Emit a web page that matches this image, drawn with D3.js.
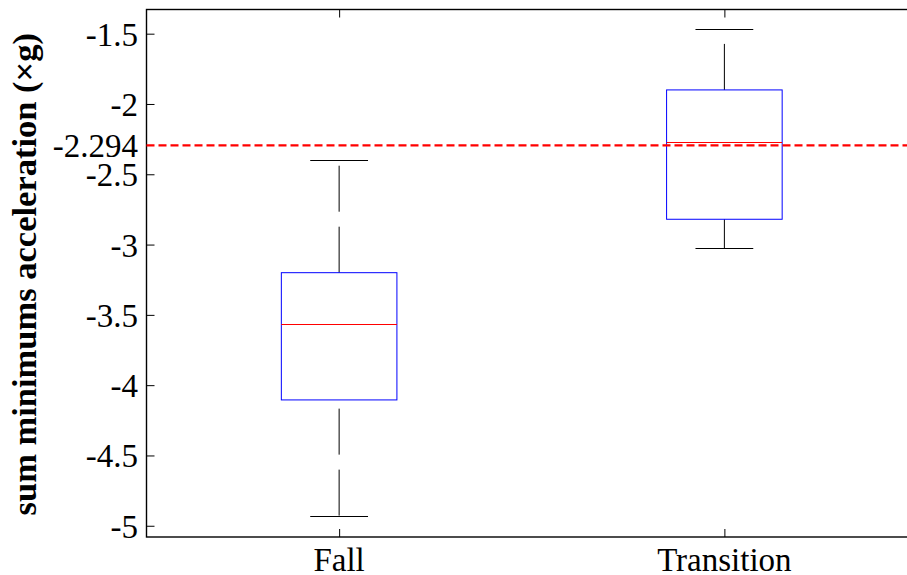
<!DOCTYPE html>
<html>
<head>
<meta charset="utf-8">
<script src="https://cdn.jsdelivr.net/npm/d3@7"></script>
<style>
  html, body { margin: 0; padding: 0; background: #fff; }
  svg { display: block; }
</style>
</head>
<body>
<svg id="chart" width="907" height="575"></svg>
<script>
// Box-plot summary per group
const categories = ["Fall", "Transition"];
const lowerWhisker = [-4.928, -3.026];
const q1Values = [-4.105, -2.820];
const medianValues = [-3.565, -2.268];
const q3Values = [-3.200, -1.900];
const upperWhisker = [-2.400, -1.469];
const threshold = -2.294;
const yTickValues = [-5, -4.5, -4, -3.5, -3, -2.5, -2, -1.5];

(function () {
const svg = d3.select("#chart");
const plotLeft = 146.5, plotRight = 917, plotTop = 9.5, plotBottom = 537;
const serif = "'Liberation Serif', 'Times New Roman', Times, serif";

const x = d3.scaleLinear().domain([0.5, 2.5]).range([plotLeft, plotRight]);
const y = d3.scaleLinear().domain([-5.08, -1.328]).range([plotBottom, plotTop]);

const boxHalf = 0.15, capHalf = 0.075;
const fontSize = 33;

// Axis frame
svg.append("rect")
  .attr("x", plotLeft).attr("y", plotTop)
  .attr("width", plotRight - plotLeft).attr("height", plotBottom - plotTop)
  .attr("fill", "none").attr("stroke", "#000").attr("stroke-width", 1.4);

// Y axis (ticks pointing inward)
const yAxis = d3.axisRight(y).tickValues(yTickValues).tickSize(8).tickFormat(() => "");
svg.append("g").attr("transform", `translate(${plotLeft},0)`).call(yAxis)
  .call(g => g.select(".domain").remove())
  .call(g => g.selectAll("line").attr("stroke", "#000"));
svg.append("g").selectAll("text").data(yTickValues).join("text")
  .attr("x", 138).attr("y", d => y(d) + 12)
  .attr("text-anchor", "end").attr("font-size", fontSize)
  .attr("font-family", serif)
  .text(d => String(d));

// X axis (ticks inward at bottom and top)
const xIdx = categories.map((c, i) => i + 1);
const xAxis = d3.axisTop(x).tickValues(xIdx).tickSize(8).tickFormat(() => "");
svg.append("g").attr("transform", `translate(0,${plotBottom})`).call(xAxis)
  .call(g => g.select(".domain").remove())
  .call(g => g.selectAll("line").attr("stroke", "#000"));
const xAxisTop = d3.axisBottom(x).tickValues(xIdx).tickSize(8).tickFormat(() => "");
svg.append("g").attr("transform", `translate(0,${plotTop})`).call(xAxisTop)
  .call(g => g.select(".domain").remove())
  .call(g => g.selectAll("line").attr("stroke", "#000"));
svg.append("g").selectAll("text").data(categories).join("text")
  .attr("x", (d, i) => x(i + 1)).attr("y", 571)
  .attr("text-anchor", "middle").attr("font-size", fontSize)
  .attr("font-family", serif)
  .text(d => d);

// Y axis title
svg.append("text")
  .attr("transform", `translate(36,${(plotTop + plotBottom) / 2 + 1}) rotate(-90)`)
  .attr("text-anchor", "middle").attr("font-size", 34.5).attr("font-weight", "bold")
  .attr("font-family", serif)
  .text("sum minimums acceleration (×g)");

// Boxes
const groups = svg.append("g").selectAll("g").data(categories).join("g");

// Whiskers: drawn from the lower value upward, dashed
groups.append("line")
  .attr("x1", (d, i) => x(i + 1)).attr("x2", (d, i) => x(i + 1))
  .attr("y1", (d, i) => y(q3Values[i])).attr("y2", (d, i) => y(upperWhisker[i]))
  .attr("stroke", "#000").attr("stroke-width", 1).attr("stroke-dasharray", "46,15");
groups.append("line")
  .attr("x1", (d, i) => x(i + 1)).attr("x2", (d, i) => x(i + 1))
  .attr("y1", (d, i) => y(lowerWhisker[i])).attr("y2", (d, i) => y(q1Values[i]))
  .attr("stroke", "#000").attr("stroke-width", 1).attr("stroke-dasharray", "46,15");

// Whisker caps
[upperWhisker, lowerWhisker].forEach(arr => {
  groups.append("line")
    .attr("x1", (d, i) => x(i + 1 - capHalf)).attr("x2", (d, i) => x(i + 1 + capHalf))
    .attr("y1", (d, i) => Math.round(y(arr[i])) + 0.5).attr("y2", (d, i) => Math.round(y(arr[i])) + 0.5)
    .attr("stroke", "#000").attr("stroke-width", 1);
});

// Box body
groups.append("rect")
  .attr("x", (d, i) => x(i + 1 - boxHalf))
  .attr("y", (d, i) => y(q3Values[i]))
  .attr("width", (d, i) => x(i + 1 + boxHalf) - x(i + 1 - boxHalf))
  .attr("height", (d, i) => y(q1Values[i]) - y(q3Values[i]))
  .attr("fill", "none").attr("stroke", "#0000ff").attr("stroke-width", 1);

// Median
groups.append("line")
  .attr("x1", (d, i) => x(i + 1 - boxHalf)).attr("x2", (d, i) => x(i + 1 + boxHalf))
  .attr("y1", (d, i) => Math.round(y(medianValues[i])) + 0.5)
  .attr("y2", (d, i) => Math.round(y(medianValues[i])) + 0.5)
  .attr("stroke", "#ff0000").attr("stroke-width", 1);

// Threshold line and its label
svg.append("line")
  .attr("x1", plotLeft).attr("x2", plotRight)
  .attr("y1", y(threshold)).attr("y2", y(threshold))
  .attr("stroke", "#ff0000").attr("stroke-width", 2.2).attr("stroke-dasharray", "8,4");
svg.append("text")
  .attr("x", 138).attr("y", y(threshold) + 12)
  .attr("text-anchor", "end").attr("font-size", fontSize)
  .attr("font-family", serif)
  .text(String(threshold));
})();
</script>
</body>
</html>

++++++

#### Task objective:
Collect each line holding the string "drawn".

#### The response:
Emit a web page that matches this image, drawn with D3.js.
// Whiskers: drawn from the lower value upward, dashed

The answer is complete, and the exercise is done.